The implementation of surface drag conditions on deformed terrain surfaces is considered, in the context of the Weather Research and Forecasting (WRF) model.

In atmospheric models, the interaction of the winds with the ground is generally represented in terms of a turbulent momentum flux across the lower boundary, referred to loosely as a surface drag. In terms of the overall model formulation, this specified drag forms part of the lower boundary condition on velocity, analogous to the partial slip condition used in other branches of fluid mechanics (e.g., rarefied gas flows, flows with moving contact lines, or high Reynolds number flows past rough surfaces). In practice, imposing the drag condition can be thought of as consisting of two parts: (i) a model giving the subgrid-scale turbulent fluxes at the boundary in terms of a given macro state of the flow (i.e., a drag parameterization); and (ii) a boundary condition matching the parameterized fluxes to the turbulent stresses in the fluid interior.

On deformed terrain surfaces, the problem of implementing the drag condition at the boundary can be somewhat complex, due in large part to the tensor nature of the stress. Previous approaches have relied on directly discretizing the boundary condition on the model grid, resulting ultimately in a global sparse matrix problem for the velocity at the boundary. However, while not incorrect, such methods have proved difficult to implement in the context of highly parallelized models using domain decomposition, due to global nature of the matrix inversion.

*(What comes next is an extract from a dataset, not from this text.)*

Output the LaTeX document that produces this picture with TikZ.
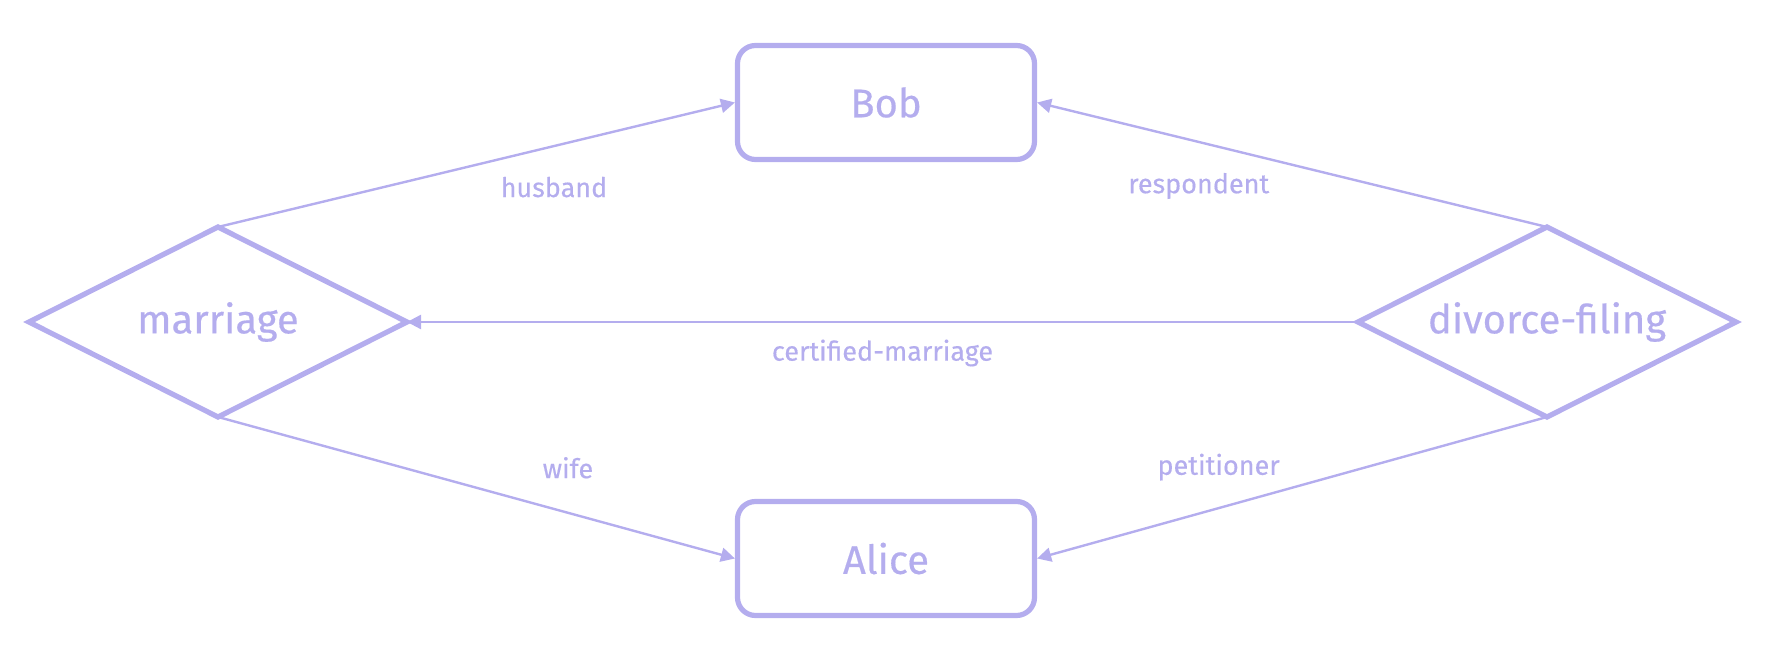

In the present study, a new method for implementing the drag condition is presented, in which the boundary condition is recast into a form allowing a straightforward local implementation, thus eliminating the need for a global matrix inversion. As an illustration, the new method is implemented in the context of the widely used WRF model. Verifications are presented showing that for sufficiently high resolution, the new approach produces essentially identical results to the previous sparse matrix method. Comparisons are made to the default (public) version of WRF, which effectively implements the drag as if the lower boundary flat. The results show that for sufficiently deformed topographic features, the proper handling the boundary condition leads to a significant impact on the flow.